--- start INFORMATION SHOWN ---

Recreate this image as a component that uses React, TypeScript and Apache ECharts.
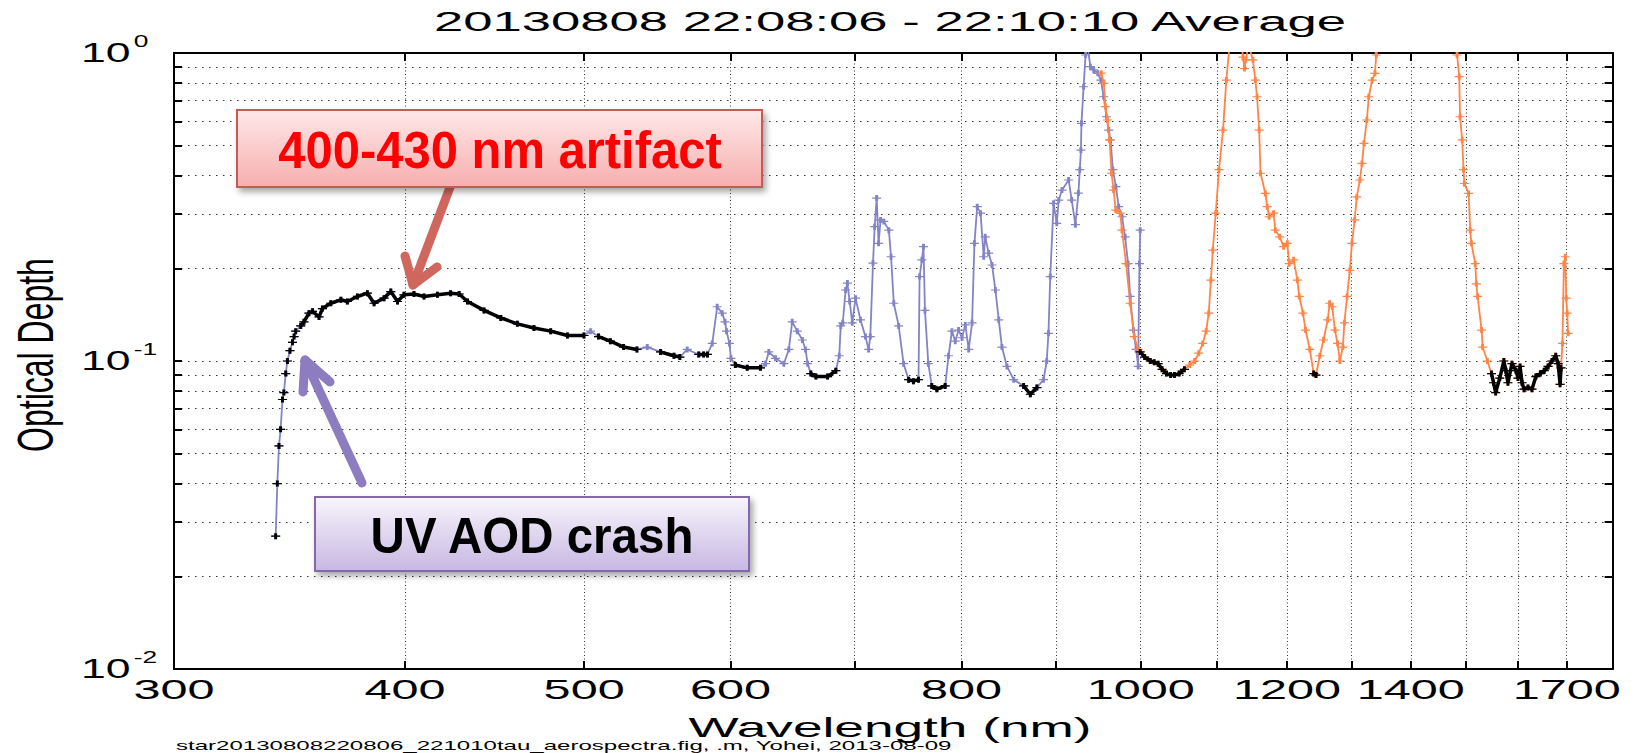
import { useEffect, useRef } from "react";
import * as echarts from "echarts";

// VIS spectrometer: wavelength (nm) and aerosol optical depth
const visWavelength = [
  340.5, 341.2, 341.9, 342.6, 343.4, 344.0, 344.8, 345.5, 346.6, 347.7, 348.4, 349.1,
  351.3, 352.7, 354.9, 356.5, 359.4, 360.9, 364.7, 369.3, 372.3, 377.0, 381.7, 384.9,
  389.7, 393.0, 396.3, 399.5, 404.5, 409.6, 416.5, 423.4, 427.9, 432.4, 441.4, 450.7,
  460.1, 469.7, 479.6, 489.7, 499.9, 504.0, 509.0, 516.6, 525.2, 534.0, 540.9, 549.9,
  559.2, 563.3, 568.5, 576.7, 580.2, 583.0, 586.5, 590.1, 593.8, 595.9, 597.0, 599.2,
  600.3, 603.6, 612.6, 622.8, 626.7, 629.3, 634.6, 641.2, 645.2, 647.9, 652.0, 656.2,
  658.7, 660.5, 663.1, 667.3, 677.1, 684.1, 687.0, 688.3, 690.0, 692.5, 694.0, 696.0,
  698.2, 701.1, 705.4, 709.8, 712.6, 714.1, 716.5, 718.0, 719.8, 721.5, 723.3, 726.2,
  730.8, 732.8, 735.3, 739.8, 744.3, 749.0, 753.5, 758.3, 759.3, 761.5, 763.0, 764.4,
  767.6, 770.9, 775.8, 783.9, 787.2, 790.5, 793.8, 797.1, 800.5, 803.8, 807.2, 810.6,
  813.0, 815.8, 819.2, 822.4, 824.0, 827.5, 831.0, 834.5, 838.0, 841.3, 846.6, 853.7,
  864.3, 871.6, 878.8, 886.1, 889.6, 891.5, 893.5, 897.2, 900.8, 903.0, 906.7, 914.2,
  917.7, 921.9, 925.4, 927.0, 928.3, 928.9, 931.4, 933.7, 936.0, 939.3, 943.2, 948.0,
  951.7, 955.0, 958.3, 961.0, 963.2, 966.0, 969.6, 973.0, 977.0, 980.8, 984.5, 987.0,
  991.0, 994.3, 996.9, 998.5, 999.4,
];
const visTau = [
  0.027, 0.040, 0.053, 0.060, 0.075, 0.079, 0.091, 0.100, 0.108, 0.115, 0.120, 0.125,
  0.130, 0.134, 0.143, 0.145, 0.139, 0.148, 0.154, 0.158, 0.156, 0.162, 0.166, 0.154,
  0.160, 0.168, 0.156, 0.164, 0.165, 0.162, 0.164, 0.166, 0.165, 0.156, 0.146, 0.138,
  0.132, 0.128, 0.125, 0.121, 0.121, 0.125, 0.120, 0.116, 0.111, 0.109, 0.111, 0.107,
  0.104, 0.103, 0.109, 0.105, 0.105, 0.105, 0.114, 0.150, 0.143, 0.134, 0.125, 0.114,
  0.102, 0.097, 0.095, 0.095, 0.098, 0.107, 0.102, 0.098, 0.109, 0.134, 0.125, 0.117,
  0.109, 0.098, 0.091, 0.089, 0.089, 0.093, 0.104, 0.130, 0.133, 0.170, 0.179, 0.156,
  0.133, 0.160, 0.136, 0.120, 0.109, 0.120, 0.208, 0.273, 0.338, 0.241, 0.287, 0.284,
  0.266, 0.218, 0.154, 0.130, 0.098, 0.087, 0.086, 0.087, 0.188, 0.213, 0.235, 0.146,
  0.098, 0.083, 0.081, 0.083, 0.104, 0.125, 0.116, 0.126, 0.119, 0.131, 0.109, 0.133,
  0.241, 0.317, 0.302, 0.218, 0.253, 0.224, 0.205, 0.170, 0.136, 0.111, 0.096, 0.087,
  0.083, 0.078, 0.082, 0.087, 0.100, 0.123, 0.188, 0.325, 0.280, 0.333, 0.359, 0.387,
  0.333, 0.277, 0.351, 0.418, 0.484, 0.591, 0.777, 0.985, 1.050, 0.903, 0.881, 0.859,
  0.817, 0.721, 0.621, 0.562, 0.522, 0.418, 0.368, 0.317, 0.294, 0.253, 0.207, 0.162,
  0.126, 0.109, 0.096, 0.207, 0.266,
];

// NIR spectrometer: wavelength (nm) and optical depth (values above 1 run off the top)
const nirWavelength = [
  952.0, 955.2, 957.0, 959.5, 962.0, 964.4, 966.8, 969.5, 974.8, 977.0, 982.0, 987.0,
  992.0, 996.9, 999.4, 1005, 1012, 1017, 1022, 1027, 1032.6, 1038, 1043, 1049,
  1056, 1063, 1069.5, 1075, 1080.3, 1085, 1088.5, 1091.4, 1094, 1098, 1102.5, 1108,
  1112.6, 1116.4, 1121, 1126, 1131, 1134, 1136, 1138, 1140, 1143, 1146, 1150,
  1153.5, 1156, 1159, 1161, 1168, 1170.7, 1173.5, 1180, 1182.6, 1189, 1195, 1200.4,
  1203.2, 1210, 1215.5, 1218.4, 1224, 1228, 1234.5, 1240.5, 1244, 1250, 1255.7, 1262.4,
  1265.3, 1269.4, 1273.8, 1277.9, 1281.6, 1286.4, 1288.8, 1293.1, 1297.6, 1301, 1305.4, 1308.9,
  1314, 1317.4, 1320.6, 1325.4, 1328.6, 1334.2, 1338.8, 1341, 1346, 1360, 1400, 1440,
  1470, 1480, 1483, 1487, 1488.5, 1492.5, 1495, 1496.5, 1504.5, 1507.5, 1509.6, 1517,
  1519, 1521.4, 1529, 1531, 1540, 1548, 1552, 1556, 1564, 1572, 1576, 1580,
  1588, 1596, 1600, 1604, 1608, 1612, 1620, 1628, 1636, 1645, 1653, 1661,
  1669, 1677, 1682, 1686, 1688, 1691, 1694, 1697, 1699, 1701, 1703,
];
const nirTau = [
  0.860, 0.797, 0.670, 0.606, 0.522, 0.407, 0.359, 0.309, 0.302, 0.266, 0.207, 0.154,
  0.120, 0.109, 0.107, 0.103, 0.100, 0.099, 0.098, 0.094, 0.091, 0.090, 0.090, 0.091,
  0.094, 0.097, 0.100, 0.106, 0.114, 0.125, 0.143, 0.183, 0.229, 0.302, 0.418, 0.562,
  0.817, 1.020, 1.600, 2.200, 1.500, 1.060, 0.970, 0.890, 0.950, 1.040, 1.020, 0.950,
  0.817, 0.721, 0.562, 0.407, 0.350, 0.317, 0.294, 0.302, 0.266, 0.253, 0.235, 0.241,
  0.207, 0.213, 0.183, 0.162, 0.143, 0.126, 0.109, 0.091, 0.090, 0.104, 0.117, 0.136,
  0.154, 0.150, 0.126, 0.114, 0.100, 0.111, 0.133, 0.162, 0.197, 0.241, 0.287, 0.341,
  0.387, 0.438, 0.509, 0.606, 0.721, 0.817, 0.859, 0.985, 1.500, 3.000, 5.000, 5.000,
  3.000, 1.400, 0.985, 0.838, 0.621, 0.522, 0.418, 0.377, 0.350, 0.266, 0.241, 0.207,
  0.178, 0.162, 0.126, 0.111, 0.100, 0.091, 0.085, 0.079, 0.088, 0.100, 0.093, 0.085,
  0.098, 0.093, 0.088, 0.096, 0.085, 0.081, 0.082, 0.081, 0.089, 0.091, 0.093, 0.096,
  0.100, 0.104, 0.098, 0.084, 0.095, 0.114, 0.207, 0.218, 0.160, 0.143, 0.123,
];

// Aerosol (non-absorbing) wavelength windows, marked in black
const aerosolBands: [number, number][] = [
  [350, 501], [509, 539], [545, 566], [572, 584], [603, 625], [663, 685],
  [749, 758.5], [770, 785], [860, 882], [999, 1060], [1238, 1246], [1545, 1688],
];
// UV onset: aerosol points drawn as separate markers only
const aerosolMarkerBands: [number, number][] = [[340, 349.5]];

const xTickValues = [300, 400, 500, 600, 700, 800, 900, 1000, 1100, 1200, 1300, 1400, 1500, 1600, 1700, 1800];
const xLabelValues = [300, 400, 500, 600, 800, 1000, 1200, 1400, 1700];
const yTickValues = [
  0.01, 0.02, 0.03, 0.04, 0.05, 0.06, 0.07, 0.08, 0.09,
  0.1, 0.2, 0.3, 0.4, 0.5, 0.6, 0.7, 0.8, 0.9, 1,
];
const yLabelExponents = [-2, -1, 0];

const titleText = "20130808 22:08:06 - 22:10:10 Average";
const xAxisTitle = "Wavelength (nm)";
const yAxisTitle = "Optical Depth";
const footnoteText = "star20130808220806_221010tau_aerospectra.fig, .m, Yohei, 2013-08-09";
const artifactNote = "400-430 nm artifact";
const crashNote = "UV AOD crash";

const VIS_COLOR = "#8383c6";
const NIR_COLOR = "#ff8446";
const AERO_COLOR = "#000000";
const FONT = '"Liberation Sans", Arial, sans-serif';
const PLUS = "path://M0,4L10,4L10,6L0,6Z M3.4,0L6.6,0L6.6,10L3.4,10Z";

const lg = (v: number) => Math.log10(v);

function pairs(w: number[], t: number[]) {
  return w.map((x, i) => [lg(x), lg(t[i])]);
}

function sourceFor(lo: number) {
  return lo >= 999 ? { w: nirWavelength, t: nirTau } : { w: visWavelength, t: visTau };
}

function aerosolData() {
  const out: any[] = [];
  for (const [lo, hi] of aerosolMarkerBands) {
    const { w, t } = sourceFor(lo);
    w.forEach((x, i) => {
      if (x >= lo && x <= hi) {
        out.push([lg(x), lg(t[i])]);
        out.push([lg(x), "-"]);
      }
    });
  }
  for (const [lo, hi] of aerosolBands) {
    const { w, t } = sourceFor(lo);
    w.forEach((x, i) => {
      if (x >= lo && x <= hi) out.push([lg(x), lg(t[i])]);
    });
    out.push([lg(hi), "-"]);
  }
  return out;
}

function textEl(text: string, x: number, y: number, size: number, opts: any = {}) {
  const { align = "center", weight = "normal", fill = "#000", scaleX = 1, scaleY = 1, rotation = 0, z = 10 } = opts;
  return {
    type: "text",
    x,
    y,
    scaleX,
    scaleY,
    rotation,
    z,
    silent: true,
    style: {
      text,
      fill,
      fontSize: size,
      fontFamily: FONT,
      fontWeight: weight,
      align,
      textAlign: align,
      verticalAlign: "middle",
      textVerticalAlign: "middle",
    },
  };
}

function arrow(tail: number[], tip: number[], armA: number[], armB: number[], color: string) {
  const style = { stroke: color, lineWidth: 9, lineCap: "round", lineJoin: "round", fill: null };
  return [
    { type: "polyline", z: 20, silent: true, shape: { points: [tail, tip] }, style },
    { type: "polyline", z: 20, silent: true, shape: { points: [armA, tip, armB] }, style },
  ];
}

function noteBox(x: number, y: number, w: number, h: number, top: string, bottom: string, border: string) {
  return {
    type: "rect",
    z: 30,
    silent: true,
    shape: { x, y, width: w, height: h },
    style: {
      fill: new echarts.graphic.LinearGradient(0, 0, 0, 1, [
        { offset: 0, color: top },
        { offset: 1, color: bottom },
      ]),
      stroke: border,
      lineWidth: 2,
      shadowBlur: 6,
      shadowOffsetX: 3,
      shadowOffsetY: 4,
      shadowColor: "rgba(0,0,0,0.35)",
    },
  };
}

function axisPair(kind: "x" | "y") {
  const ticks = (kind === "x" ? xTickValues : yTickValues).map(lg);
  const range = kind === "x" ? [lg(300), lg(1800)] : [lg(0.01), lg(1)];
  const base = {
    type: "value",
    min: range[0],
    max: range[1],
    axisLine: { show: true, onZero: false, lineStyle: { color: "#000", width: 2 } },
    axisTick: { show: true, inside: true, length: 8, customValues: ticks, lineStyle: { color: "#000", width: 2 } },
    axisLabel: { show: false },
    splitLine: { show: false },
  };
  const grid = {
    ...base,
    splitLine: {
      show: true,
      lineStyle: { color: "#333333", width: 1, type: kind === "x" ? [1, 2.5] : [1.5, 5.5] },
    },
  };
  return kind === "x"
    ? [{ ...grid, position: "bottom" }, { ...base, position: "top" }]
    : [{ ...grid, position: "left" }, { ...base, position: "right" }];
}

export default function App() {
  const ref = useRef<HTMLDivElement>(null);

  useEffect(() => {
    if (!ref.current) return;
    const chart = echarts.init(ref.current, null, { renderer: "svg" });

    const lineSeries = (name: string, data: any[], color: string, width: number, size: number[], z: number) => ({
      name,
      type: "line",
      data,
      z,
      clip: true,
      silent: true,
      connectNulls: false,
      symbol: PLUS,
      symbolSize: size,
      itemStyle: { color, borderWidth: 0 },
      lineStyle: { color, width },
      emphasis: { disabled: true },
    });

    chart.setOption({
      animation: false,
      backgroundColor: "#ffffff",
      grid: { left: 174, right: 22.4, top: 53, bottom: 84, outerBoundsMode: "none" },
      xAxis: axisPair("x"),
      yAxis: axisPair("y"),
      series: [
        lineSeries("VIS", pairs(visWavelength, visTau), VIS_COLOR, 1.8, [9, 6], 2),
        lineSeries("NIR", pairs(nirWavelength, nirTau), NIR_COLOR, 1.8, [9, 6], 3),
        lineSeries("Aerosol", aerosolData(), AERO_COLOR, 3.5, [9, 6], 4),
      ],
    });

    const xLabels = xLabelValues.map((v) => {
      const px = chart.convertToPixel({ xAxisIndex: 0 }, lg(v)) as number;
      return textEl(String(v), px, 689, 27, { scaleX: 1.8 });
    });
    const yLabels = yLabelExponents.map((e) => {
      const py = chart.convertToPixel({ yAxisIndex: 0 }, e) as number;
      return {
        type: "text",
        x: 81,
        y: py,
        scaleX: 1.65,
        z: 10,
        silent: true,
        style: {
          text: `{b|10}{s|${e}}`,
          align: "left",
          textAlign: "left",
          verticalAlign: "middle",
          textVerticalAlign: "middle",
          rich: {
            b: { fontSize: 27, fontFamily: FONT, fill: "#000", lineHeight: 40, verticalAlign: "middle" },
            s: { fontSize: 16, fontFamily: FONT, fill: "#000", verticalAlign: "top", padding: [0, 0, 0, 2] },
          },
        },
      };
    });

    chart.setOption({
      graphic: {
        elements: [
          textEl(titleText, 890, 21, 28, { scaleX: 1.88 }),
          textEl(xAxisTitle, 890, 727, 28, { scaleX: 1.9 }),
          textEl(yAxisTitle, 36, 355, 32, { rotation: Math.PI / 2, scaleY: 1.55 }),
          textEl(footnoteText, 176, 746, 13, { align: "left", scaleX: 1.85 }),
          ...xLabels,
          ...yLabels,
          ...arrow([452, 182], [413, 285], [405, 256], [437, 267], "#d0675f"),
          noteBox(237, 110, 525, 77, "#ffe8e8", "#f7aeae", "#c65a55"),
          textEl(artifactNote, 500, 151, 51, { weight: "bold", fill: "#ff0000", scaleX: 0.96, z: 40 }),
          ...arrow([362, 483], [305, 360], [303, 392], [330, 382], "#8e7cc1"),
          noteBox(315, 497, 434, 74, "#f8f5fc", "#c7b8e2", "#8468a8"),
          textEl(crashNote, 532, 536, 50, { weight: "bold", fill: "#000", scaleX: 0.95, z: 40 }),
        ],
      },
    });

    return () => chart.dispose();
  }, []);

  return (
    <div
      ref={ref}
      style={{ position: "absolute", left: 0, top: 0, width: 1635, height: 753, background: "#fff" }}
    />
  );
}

--- end INFORMATION SHOWN ---

Could the lines from the top of the material through the line with "import * as" be repeated exactly, pictures left out?

Recreate this image as a component that uses React, TypeScript and Apache ECharts.
import { useEffect, useRef } from "react";
import * as echarts from "echarts";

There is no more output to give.